1. Posted by Musns on May 21, 2007
I've been feeling the exact same way lately. I've been describing it to people as "limbo" - something has ended and I no longer fit into that world anymore, but there's this gap between the ending and the new beginning and I have no idea what the future will hold. I had never thought about it as adolescence, but that's a very apt description. Thanks!
2. Posted by savia on May 21, 2007
I've been trying to think of a worthy response, but can't. So I guess I'll talk about myself. Heh. That sounds narcissistic, but I can relate to what you wrote.
I've always been attracted to the same kind of people as you have been -- unique, dark, intelligent, funny, cynical, misunderstood. Damaged, even. But by "cynical," I don't mean having a pointless misanthropy. "My" people are cynics because their high expectations haven't been met, or else they've been genuinely hurt.
But I also never could stand to be around hole-sitters. A great friend of mind had all the above characteristics, but she would not advance in any way. In fact, she kept making bad decisions. Not even that, she *knew* she was making bad decisions, but made them anyway. She was truly holding me back; her negativity became relentless.
But even today (the last time I saw her was maybe 10 years ago), I still wonder if I made the right decision.
About the people you seek - I think we might be seeking the same kind of people. People who want to grow, and who are...wise, I guess. Compassionate, warm, and wise. And lots of fun. And interesting. I think they might be rare, though.
I dunno...maybe you can focus on becoming who you want to be? I honestly believe that if you do so, you will attract others like you.
3. Posted by Hiromi on May 21, 2007
Oh, by "right decision" I mean stopping all contact. She was really getting that bad. But I miss her. She was a hoot. And I feel sad when other people talk about their best friends for years. I don't know.
4. Posted by Hiromi on May 21, 2007
Musns and Savia: Thanks for writing that. Somehow it always feels better to know one is not alone in the experience of a feeling, even if the journeys that produce them are different.
Hiromi: Well everything we say is really about ourselves anyway, since it's all filtered through our own experience. And besides, you're always interesting, so self-discuss away.
I dunno...maybe you can focus on becoming who you want to be?
You're such a smart girl. You're right, of course. But confusingly part of who I want to be is someone who has these kinds of people around me.
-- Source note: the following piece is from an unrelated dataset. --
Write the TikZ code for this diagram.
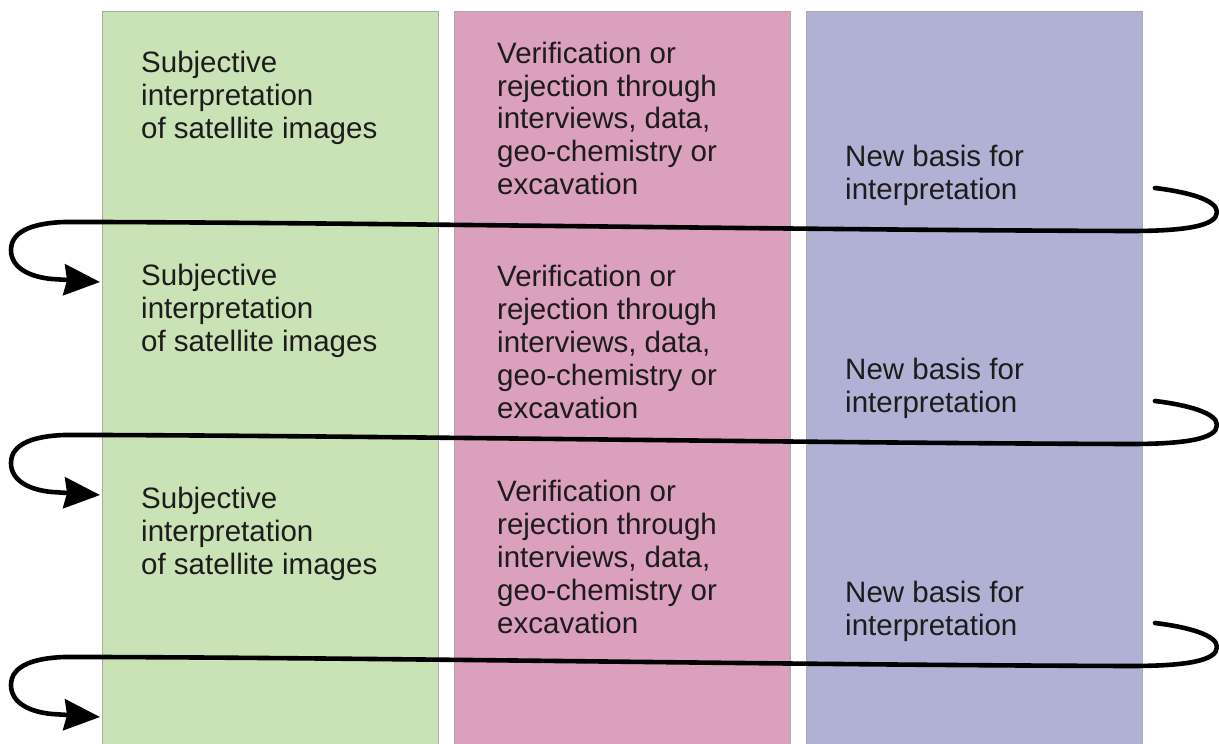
\documentclass[tikz,border=0pt]{standalone}
\usepackage{fontspec}
\setmainfont{Liberation Sans}
\usetikzlibrary{arrows.meta}
\definecolor{colG}{RGB}{201,227,182}
\definecolor{colP}{RGB}{218,160,190}
\definecolor{colB}{RGB}{176,177,212}
\definecolor{edgeC}{RGB}{170,170,170}
\definecolor{inkC}{RGB}{30,27,28}
\newcommand{\mylines}[1]{\begin{tabular}[t]{@{}l@{}}#1\end{tabular}}
\begin{document}
\begin{tikzpicture}[x=1pt,y=-1pt,
  col/.style={draw=edgeC, line width=0.8pt, minimum width=336pt, minimum height=745pt, anchor=north west, inner sep=0pt},
  lbl/.style={anchor=base west, inner sep=0pt, text=inkC, font=\fontsize{29.5}{33}\selectfont},
  conn/.style={line width=4.6pt, draw=black, line join=round, line cap=round, -{Stealth[length=36pt,width=31pt,inset=3pt]}}]
\useasboundingbox (0,0) rectangle (1219,744);
% columns
\node[col, fill=colG] (cg) at (102,11) {};
\node[col, fill=colP] (cp) at (454,11) {};
\node[col, fill=colB] (cb) at (806,11) {};
% labels row 1
\node[lbl] (g1) at (141,72) {\mylines{Subjective\\interpretation\\of satellite images}};
\node[lbl] (p1) at (497,63) {\mylines{Verification or\\rejection through\\interviews, data,\\geo-chemistry or\\excavation}};
\node[lbl] (b1) at (845,166) {\mylines{New basis for\\interpretation}};
% labels row 2
\node[lbl] (g2) at (141,285) {\mylines{Subjective\\interpretation\\of satellite images}};
\node[lbl] (p2) at (497,286) {\mylines{Verification or\\rejection through\\interviews, data,\\geo-chemistry or\\excavation}};
\node[lbl] (b2) at (845,379) {\mylines{New basis for\\interpretation}};
% labels row 3
\node[lbl] (g3) at (141,508) {\mylines{Subjective\\interpretation\\of satellite images}};
\node[lbl] (p3) at (497,501) {\mylines{Verification or\\rejection through\\interviews, data,\\geo-chemistry or\\excavation}};
\node[lbl] (b3) at (845,602) {\mylines{New basis for\\interpretation}};
% connectors
\foreach \d/\n in {0/1, 213/2, 435/3}{
  \coordinate (s\n) at (1155,188+\d);
  \coordinate (t\n) at (100,282+\d);
  \draw[conn] (s\n) .. controls (1188,192+\d) and (1217,200+\d) .. (1217,212+\d)
    .. controls (1217,226+\d) and (1185,231+\d) .. (1130,231+\d)
    .. controls (800,230+\d) and (400,223+\d) .. (100,222+\d)
    -- (64,222+\d) .. controls (38,223+\d) and (11,229+\d) .. (11,250+\d)
    .. controls (11,268+\d) and (30,277+\d) .. (52,279+\d) -- (t\n);
}
\end{tikzpicture}
\end{document}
I know that may not sound like it makes sense, but I see it as a component of my "fully realized" dream self. And I think I crave that sense of "plugged-in" community very much of late.
But this may also be my inability to define myself except by others popping up again. Maybe I keep ending up without a community because I am forcing myself to define myself only by myself, not by who loves me.
But I wonder if that's possible, to define oneself completely outside of others? Don't we all need other people, or at least the love and friendship of others? And if we don't have that, can we truly be ourselves in the absence of it? I dunno.
For me, part of who I am is someone who expresses love and affection. And to have no one to express it to...well then, I can't be me, completely.
Eh, I'm tired. I'm not even sure what I'm saying anymore. Bed.